We turned south along a somewhat coastal path to keep the weather further out at bay. The winds were directly from the south again but started shifting around to the north. We raised sail and turned our engine off. Everything shifts when you turn off the engine- especially the sounds. This is what we came for! Just us and the boat and the wind and the sea.
The seas were pretty large but as hard as we tried, we could not capture a sense of them with our camera. It is more about the feeling. Before the moon rises at night and the seas are big and lumpy, there is the moment of shock as you notice the horizon changing in the dark and then realize it is the waves building against the night sky. A dynamic horizon is not something I have ever experienced before. The dark water shifting against the dark night sky is beautiful. The foam catches light even when there appears to be none.
The second day I stayed up for a double shift of 12 hours as Paul was not feeling well. The night was only mildly cold and I had Rosie and then Isabelle’s company as they came up for they successive shifts. I saw both the sunrise and the sunset that day. The closer we got to the Mexican border, the more US military activity there was: warships and flights overhead at regular intervals.

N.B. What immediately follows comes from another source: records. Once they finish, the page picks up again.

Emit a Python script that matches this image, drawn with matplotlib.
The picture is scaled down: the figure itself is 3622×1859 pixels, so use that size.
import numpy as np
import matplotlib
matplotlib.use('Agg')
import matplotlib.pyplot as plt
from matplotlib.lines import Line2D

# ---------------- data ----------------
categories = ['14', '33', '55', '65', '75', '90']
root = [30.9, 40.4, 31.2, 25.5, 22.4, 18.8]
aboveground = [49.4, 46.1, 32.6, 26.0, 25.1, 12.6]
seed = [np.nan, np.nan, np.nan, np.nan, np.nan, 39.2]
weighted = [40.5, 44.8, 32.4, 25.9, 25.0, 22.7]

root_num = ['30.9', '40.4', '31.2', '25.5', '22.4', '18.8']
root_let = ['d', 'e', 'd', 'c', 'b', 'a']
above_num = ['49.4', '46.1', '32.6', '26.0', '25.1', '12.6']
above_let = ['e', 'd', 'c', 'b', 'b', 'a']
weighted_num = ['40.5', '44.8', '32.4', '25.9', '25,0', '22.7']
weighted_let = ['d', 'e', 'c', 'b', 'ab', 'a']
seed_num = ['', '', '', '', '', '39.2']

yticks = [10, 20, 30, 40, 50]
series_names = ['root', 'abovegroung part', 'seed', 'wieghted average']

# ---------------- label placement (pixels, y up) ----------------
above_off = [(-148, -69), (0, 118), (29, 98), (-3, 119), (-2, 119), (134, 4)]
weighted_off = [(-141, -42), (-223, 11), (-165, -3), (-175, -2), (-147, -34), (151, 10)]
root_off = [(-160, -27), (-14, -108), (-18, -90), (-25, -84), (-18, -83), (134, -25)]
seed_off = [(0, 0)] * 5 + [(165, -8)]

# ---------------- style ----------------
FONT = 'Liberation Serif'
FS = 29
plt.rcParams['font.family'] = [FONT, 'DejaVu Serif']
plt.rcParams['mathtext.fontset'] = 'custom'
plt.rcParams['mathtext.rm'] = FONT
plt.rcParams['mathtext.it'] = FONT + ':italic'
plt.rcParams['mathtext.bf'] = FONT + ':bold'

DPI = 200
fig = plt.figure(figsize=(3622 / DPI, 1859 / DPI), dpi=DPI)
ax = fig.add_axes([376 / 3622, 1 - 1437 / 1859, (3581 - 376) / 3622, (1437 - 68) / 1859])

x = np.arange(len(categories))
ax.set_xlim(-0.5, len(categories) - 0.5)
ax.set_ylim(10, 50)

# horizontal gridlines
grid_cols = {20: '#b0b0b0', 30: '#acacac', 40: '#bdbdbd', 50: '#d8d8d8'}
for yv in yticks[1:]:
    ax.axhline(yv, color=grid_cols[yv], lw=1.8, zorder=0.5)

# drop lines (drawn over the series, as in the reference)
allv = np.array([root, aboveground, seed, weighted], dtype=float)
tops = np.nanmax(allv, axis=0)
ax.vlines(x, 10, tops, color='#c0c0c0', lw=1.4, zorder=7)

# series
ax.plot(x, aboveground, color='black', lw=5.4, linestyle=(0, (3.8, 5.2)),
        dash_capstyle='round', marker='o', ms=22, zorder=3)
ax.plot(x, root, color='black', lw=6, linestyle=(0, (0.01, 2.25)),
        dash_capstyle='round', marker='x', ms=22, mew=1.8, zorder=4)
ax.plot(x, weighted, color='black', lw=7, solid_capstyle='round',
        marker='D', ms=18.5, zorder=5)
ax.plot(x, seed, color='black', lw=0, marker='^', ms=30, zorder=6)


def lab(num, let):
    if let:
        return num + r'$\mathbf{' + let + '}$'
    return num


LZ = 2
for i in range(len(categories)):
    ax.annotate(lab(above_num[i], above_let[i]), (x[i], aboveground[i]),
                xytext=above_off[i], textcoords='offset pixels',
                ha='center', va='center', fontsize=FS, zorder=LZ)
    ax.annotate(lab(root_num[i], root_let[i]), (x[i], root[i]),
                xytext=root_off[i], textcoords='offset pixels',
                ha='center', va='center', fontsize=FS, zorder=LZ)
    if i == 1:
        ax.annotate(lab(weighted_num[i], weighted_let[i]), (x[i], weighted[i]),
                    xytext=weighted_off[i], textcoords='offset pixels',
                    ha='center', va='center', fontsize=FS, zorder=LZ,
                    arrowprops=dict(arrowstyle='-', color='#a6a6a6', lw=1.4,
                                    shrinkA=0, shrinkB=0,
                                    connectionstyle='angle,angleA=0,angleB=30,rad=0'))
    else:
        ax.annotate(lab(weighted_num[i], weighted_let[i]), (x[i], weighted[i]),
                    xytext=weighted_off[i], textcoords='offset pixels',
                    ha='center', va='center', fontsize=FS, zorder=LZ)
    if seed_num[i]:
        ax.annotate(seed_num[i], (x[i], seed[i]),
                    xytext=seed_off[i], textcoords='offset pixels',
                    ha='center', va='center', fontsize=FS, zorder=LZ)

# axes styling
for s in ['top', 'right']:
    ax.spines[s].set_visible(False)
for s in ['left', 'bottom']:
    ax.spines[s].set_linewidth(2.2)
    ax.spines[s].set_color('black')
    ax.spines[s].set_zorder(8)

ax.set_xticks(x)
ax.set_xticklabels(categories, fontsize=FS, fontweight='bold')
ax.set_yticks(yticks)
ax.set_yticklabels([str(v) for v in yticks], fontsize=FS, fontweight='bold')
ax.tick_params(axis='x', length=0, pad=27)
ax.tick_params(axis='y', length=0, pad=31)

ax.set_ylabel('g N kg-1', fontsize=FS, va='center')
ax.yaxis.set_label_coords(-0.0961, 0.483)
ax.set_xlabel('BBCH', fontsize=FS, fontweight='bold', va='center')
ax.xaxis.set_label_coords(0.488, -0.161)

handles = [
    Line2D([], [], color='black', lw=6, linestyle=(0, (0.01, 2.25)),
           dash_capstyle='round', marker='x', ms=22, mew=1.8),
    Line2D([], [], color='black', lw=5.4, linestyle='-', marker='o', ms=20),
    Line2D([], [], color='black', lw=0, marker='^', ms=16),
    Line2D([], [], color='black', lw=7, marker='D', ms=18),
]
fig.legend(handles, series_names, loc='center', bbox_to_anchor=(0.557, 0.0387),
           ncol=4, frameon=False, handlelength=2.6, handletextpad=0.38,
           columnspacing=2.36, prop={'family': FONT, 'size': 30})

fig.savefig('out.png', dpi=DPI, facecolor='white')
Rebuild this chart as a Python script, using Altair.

The next morning before dawn we were within a few miles of the entrance to Ensenada harbor. There were cruise ships and tankers, fishing boats and other sailboats. It was hard to hold a line to the harbor while staying out of the way of the cruise ships and commercial traffic. Many of the boats were not on AIS and little dots on the radar materialized as boats nearby. One fully lit fishing boat suddenly appeared on our port beam and seemed to be charging at full speed straight towards us. Rosie noticed it first. We had a moment of disbelief “Is it coming straight at us? Has it seen us? How fast is it going- is that it’s bow wave?”. I took the engine out of idle straight to full throttle and Rosie ran down below to put all our deck lights on. There was no time to call them on the radio. There was no way to alter our course as we were hemmed in by commercial traffic. They altered course. Drama over and we got our moment of feeling like we had done all the right things.
Arriving in Ensenada itself brought the usual sense of relief with a new sense of excitement at having arrived in a foreign country. The combination of the harbor and the hills and cliffs above remind us of the northeast of England. Our neighbors on the dock at Baja Naval Marina welcome us warmly and another sailor with toddlers wanders over to ask about the sea conditions out on the ocean.
It is Sunday and appears to be a big fiesta day. The music is joyful and deafening and a giant Mexican flag dwarfs the jetty. Despite all the spanish tapes and practice, our Spanish seems completely inadequate to the task of communicating. It will take a while to get our ear in. For now, we can’t even seem to get off the dock without having to resort to hand gestures. We will need to clear customs tomorrow and are already planning where we will go next as we the Baja peninsula calls us.